A Ditadura, Cajazeiras e os donos da verdade

Meus novos leitores: em algumas situações eu me sinto, não com uma certa ponta de orgulho, um predestinado: eu estudava no Educandário Santa Terezinha de Dona Zefinha Ricarte, junto com minha irmã, e Dona Carmelita Gonçalves iniciava no período diurno no Colégio Comercial o que viria a ser o Colégio Nossa Senhora do Carmo, e minha mãe, numa decisão salomônica me transferiu para lá: então eu me tornei uma das poucas pessoas que foi educado pelos dois maiores ícones de nossa educação fundamental, D. Zefinha e D. Carmelita. Mais outras coisas que será objeto de outros textos.

Em 1967, nos mudamos para o apartamento de nossa avó, Dona Ceci Brocos (quanta saudade), em Copacabana e vivenciamos o período mais eletrizante, sobre todos os aspectos, significativo, para o bem e para o mal, de nossa história no século passado: a exuberância de Ipanema,  dos festivais (vi Vandré interpretando “Caminhando”, ao vivo no Maracanãzinho), Visitamos o túmulo do estudante assassinado no Calabouço, Edson Luiz, as passeatas e a brutal repressão a elas, e o anúncio do AI-5,lido por Alberto Curi e  transmitido pela TV Globo ao vivo. Nós, como bons sertanejos que éramos gostávamos de jogar sueca no apartamento de minha avó, pelo menos duas vezes por semana. Um dos participantes era Evandro Cartaxo, que foi designado pela OAB para fazer a defesa dos presos políticos “os comunistas” que falam hoje. No  nosso edifício, o síndico era um general de pijamas, (reformado) então tínhamos de escutar os relatos de Evandro aos sussurros, e ao sair, Salviano Leite, nosso primo pelo ramo dos Matos, ex- presidente da Caixa Econômica Federal, filiado a Arena, falava: “essa conversa não pode sair daqui”. Tais eram os tempos sombrios. Quando você via um policial, você não se sentia seguro, na realidade você tinha medo de ser preso.

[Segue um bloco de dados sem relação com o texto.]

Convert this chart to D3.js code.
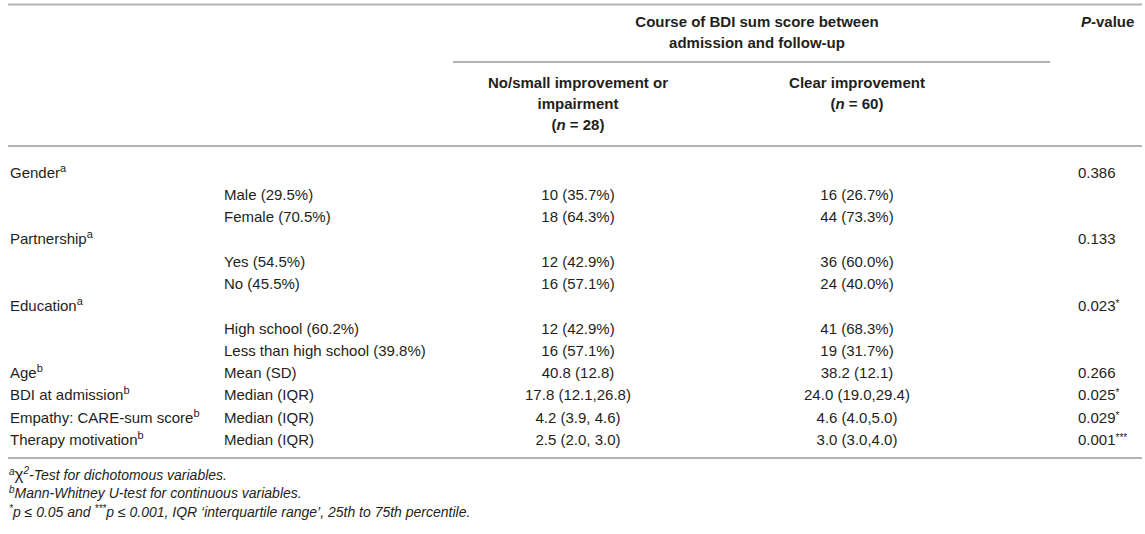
<!DOCTYPE html>
<html><head><meta charset="utf-8">
<script src="https://cdn.jsdelivr.net/npm/d3@7"></script>
<style>
body{margin:0;background:#fff;}
svg text{font-family:"Liberation Sans",Arial,Helvetica,sans-serif;fill:#231f20;}
</style></head>
<body><svg id="c" width="1145" height="534"></svg>
<script>
const variables = ["Gender","","","Partnership","","","Education","","","Age","BDI at admission","Empathy: CARE-sum score","Therapy motivation"];
const superscripts = ["a","","","a","","","a","","","b","b","b","b"];
const subLabels = ["","Male (29.5%)","Female (70.5%)","","Yes (54.5%)","No (45.5%)","","High school (60.2%)","Less than high school (39.8%)","Mean (SD)","Median (IQR)","Median (IQR)","Median (IQR)"];
const noImprovement = ["","10 (35.7%)","18 (64.3%)","","12 (42.9%)","16 (57.1%)","","12 (42.9%)","16 (57.1%)","40.8 (12.8)","17.8 (12.1,26.8)","4.2 (3.9, 4.6)","2.5 (2.0, 3.0)"];
const clearImprovement = ["","16 (26.7%)","44 (73.3%)","","36 (60.0%)","24 (40.0%)","","41 (68.3%)","19 (31.7%)","38.2 (12.1)","24.0 (19.0,29.4)","4.6 (4.0,5.0)","3.0 (3.0,4.0)"];
const pValues = ["0.386","","","0.133","","","0.023*","","","0.266","0.025*","0.029*","0.001***"];

const svg = d3.select("#c");
const fs = 15;
const lineColor = "#b3b3b3";

const rowY = d3.scalePoint().domain(d3.range(variables.length)).range([177.5, 445]);
const colX = {v:10, s:224, g1:578, g2:857, p:1078};

function hline(x1,x2,y){
  svg.append("line").attr("x1",x1).attr("x2",x2).attr("y1",y).attr("y2",y)
    .attr("stroke",lineColor).attr("stroke-width",2);
}
hline(8,1142,4.5);
hline(453,1050,62);
hline(8,1142,146);
hline(8,1142,458);

// headers
const hb = svg.append("g").attr("font-weight","bold").attr("font-size",fs);
const gc = 757;
hb.append("text").attr("x",gc).attr("y",27).attr("text-anchor","middle").text("Course of BDI sum score between");
hb.append("text").attr("x",gc).attr("y",48).attr("text-anchor","middle").text("admission and follow-up");
const pv = hb.append("text").attr("x",colX.p+3).attr("y",27);
pv.append("tspan").attr("font-style","italic").text("P");
pv.append("tspan").text("-value");
hb.append("text").attr("x",colX.g1).attr("y",88).attr("text-anchor","middle").text("No/small improvement or");
hb.append("text").attr("x",colX.g1).attr("y",109).attr("text-anchor","middle").text("impairment");
const n1 = hb.append("text").attr("x",colX.g1).attr("y",130).attr("text-anchor","middle");
n1.append("tspan").text("(");n1.append("tspan").attr("font-style","italic").text("n");n1.append("tspan").text(" = 28)");
hb.append("text").attr("x",colX.g2).attr("y",88).attr("text-anchor","middle").text("Clear improvement");
const n2 = hb.append("text").attr("x",colX.g2).attr("y",109).attr("text-anchor","middle");
n2.append("tspan").text("(");n2.append("tspan").attr("font-style","italic").text("n");n2.append("tspan").text(" = 60)");

// body
const body = svg.append("g").attr("font-size",fs);
const rows = body.selectAll("g.row").data(d3.range(variables.length)).join("g")
  .attr("transform", i => `translate(0,${rowY(i)})`);
rows.append("text").attr("x",colX.v).each(function(i){
  const t = d3.select(this);
  if(!variables[i]) return;
  t.append("tspan").text(variables[i]);
  if(superscripts[i]) t.append("tspan").attr("dy",-6).attr("font-size",11).text(superscripts[i]);
});
rows.append("text").attr("x",colX.s).text(i=>subLabels[i]);
rows.append("text").attr("x",colX.g1).attr("text-anchor","middle").text(i=>noImprovement[i]);
rows.append("text").attr("x",colX.g2).attr("text-anchor","middle").text(i=>clearImprovement[i]);
rows.append("text").attr("x",colX.p).each(function(i){
  const t = d3.select(this);
  const v = pValues[i]; if(!v) return;
  const m = v.match(/^([0-9.]+)(\**)$/);
  t.append("tspan").text(m[1]);
  if(m[2]) t.append("tspan").attr("dy",-4).attr("font-size",10).text(m[2]);
});

// footnotes
const fn = svg.append("g").attr("font-size",14).attr("font-style","italic");
const f1 = fn.append("text").attr("x",9).attr("y",480);
f1.append("tspan").attr("font-size",10).attr("dy",-5).text("a");
f1.append("tspan").attr("font-style","normal").attr("font-size",17).attr("dy",5).text("χ");
f1.append("tspan").attr("font-size",10).attr("dy",-6).text("2");
f1.append("tspan").attr("dy",6).text("-Test for dichotomous variables.");
const f2 = fn.append("text").attr("x",9).attr("y",498);
f2.append("tspan").attr("font-size",10).attr("dy",-5).text("b");
f2.append("tspan").attr("dy",5).text("Mann-Whitney U-test for continuous variables.");
const f3 = fn.append("text").attr("x",9).attr("y",517);
f3.append("tspan").attr("font-size",10).attr("dy",-5).text("*");
f3.append("tspan").attr("dy",5).text("p ≤ 0.05 and ");
f3.append("tspan").attr("font-size",10).attr("dy",-5).text("***");
f3.append("tspan").attr("dy",5).text("p ≤ 0.001, IQR ‘interquartile range’, 25th to 75th percentile.");
</script></body></html>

Então em 1971, voltamos para Cajazeiras, e aqui era a sede da Terceira Eompanhia de Engenharia do Segundo BEC, sediado em Caicó, que estava terminando de fazer o asfaltamento de BR 230, a maior obra estruturante de nossa cidade até hoje, na minha opinião, que tinha comandante Um cidadão que Cajazeiras precisa reverenciar de uma forma condizente com seu papel aqui desempenhado: Capitão Kleber. Ele e sua esposa Dona Zezinha, eram extremamente sociáveis, e moravam na nossa pracinha, e a gente fazia churrascos pantagruélicos, festas de São João formidáveis, que amanheciam o dia e se dançaram mais de vinte quadrilhas. A quadra da AABB era longe: Cap. Kleber mandou construir a “quadra do Batalhão” que até hoje e usada, como a quadra do Leblon. Em relação ao período de repressão do Rio de janeiro, aqui era o paraíso, até o Cabaré se mudou da “Paia” para as “Mangueiras”. Veio o Posto de Lauro e a churrascaria do Gaúcho, bem discreto e aconchegante, com a autêntica carne dos pampas, e em 1973, o algodão teve uma safra recorde, com preços muito altos: era comum ver os matutos tomando whisky  escocês. As nossas Semanas Universitárias eram um evento em que o último conferencista era o governador e chegava a rivalizar com a exposição do Crato. Dizer que esse tempo não foi bom em Cajazeiras, é como não enxergar o sol. Eu falo sobre o que eu vivi e sei. Por exemplo, o fato de que Cajazeiras não tem praia.

Agora, eu comentei essa contradição e determinadas pessoas que não viveram nem lá nem cá, chegam, como detentores da verdade absoluta me contestar. Nunca neguei a repressão, mas sempre fiz essa ressalva. Muito tempo depois, num encontro com o “Coronel” Kleber eu o indaguei o porque ele nos tratava assim: ele me respondeu: “Pepé, eu sempre recebia instruções para monitorar os subversivos, que entre eles estavam Paulo Antônio , Ferreirinha, Dr. Sabino, Bosco Barreto, etc., as companhias mais agradáveis dessas nossas festas: e entre seguir a carreira militar e viver o melhor período de minha vida, escolhi a segunda opção”.

Para quem viveu aqui naquele tempo, uma ótima opção. E somos gratos a esse nosso conterrâneo de Fortaleza.

1 comentário
  1. Ainda bem que temos suas lembranças para chancelar as verdades que ouvi a vida inteira. Cajazeiras foi muito boa terra. Se hoje pudéssemos desfrutar do que ouvi falar, tenho certeza que os dias seriam mais felizes. Parabéns pela coluna, amigo Pepé!